Let’s hold teachers accountable to high teaching standards, and only hire and maintain those who do. Let’s insist on not allowing public schools to trample on the constitutional rights of our children, and let’s hold our elected school board officials accountable for maintaining the standards that we, as citizens of each school district, demand.
Hey, those are great goals - sign me up.
In the meantime, until we accomplish them, we'll keep teaching our kids at home.
If you perceive problems with your public schools, you can choose, as a family, to be part of the solution, or you can run from the problems and home school.
Nonsense. Poppycock. There is absolutely no other "business" on the face of the earth where someone would say that continuing to patronize an inefficient, non-competitive and non-productive business would be called being "part of the solution". Ridiculous. If you take your family out to a restaurant where the tables are dirty, the service is slow and the food is bad, are you "part of the solution" to go back again next week? Preposterous.
While that may be the right decision for a few, in my opinion it is more often a decision that deprives students of some very fine teachers, and doesn’t teach them a thing about how to get along in the real world.
This is the socialization canard. If you don't put your children into the fantasy world of the public schools, where everyone goes at the same pace, waits in line for lunch, moves onto the next project when the bell rings whether it's done or not, are bunched in only with people of the same age and raises his hand to get permission to go to the bathroom, you're not preparing them for "the real world."
There’s the key. Feel free to open the box. But, before home schoolers email me in droves, I hope you’ll ask yourself if you really are, at the end of the day, the very best Algebra, Trigonometry, Physics, Biology, Chemistry, Spanish, English, German, Latin, Literature, Grammar, Health Science, Physical Education, Music Appreciation, Composition, Psychology, Social Studies, Current Events, American History, World Geography, Communications, Astronomy, Computer Skills, Graphics, Art teacher, classmate and soccer coach your child can possibly have within your school district.
Straw. Man. The only way that question is remotely relevant is if putting them into the public school system is somehow going to insure that they get "the very best Algebra, Trigonometry, Physics, Biology, Chemistry, Spanish, English, German, Latin, Literature, Grammar, Health Science, Physical Education, Music Appreciation, Composition, Psychology, Social Studies, Current Events, American History, World Geography, Communications, Astronomy, Computer Skills, Graphics, Art teacher, classmate and soccer coach" available.
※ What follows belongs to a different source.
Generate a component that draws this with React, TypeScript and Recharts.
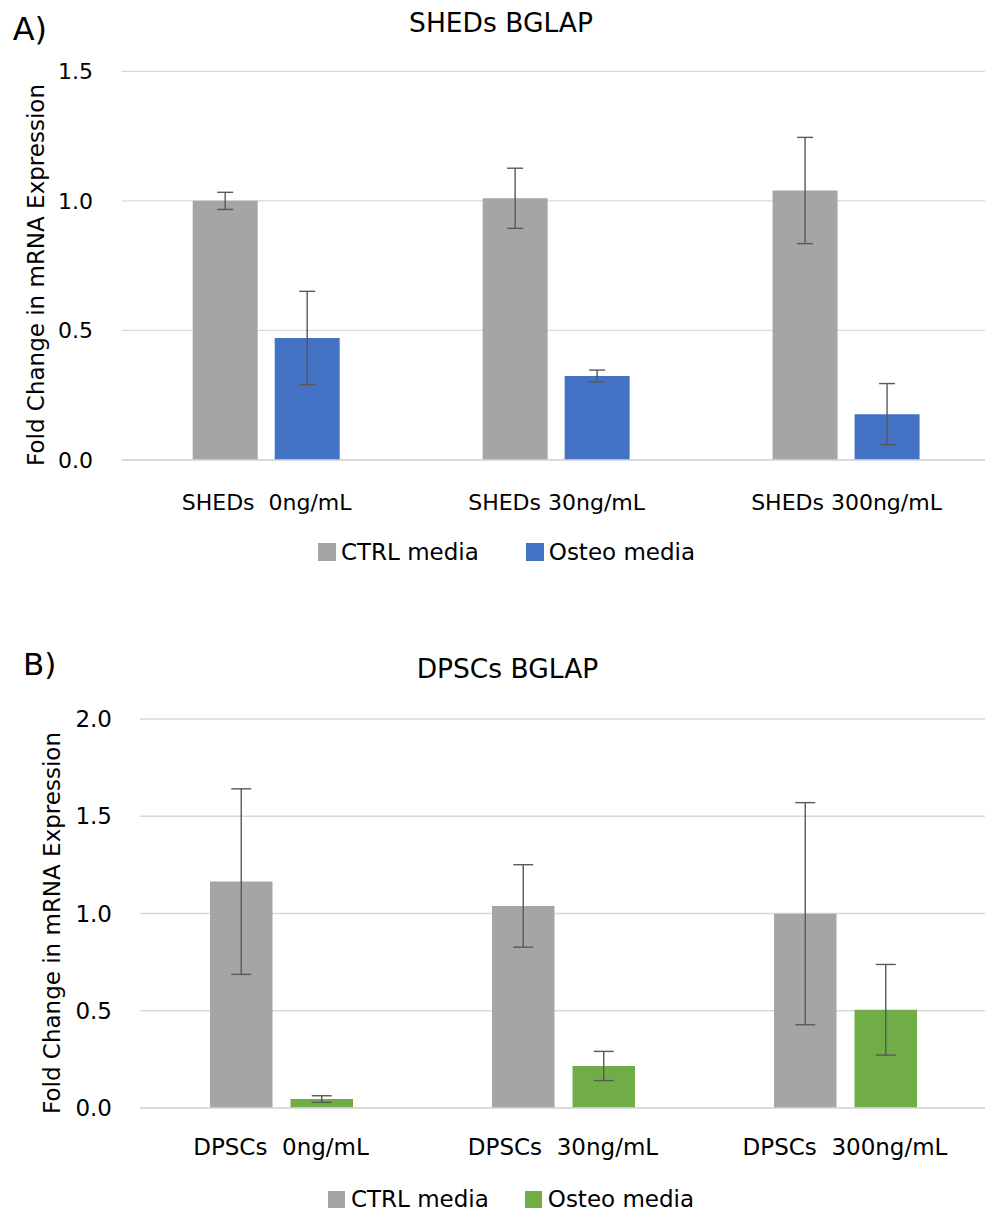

Does that match anyone's real world experience in the public schools?
Of course not..
If the answer to all of those is "Yes", then home school. If not, then ask yourself if the "price" of missing all that is worth the protection they’re getting.
Again, it's an utterly preposterous construct. It's an intellectually dishonest argument.
The whole piece is intellectually dishonest, featuring appeals to authority ("one public school teacher told me"), biased samples ("parents that I have seen home school their children often struggle along needlessly"), appeal to tradition ("I am deeply hurt by the Christian community's pull-out from the public school system"), appeal to emotion ("let’s give parents, most of whom are NOT great teachers, the option to send their kids to real, professional, great teachers"), begging the question ("parents, most of whom are NOT great teachers"), hasty generalizations galore and strawmen.
I agree that home-schooling is not for everyone. But I think "most" people could do it, and do it effectively, if they chose to. And I disagree entirely with the premise that it's somehow bad for the children not to be institutionalized at the age of 6.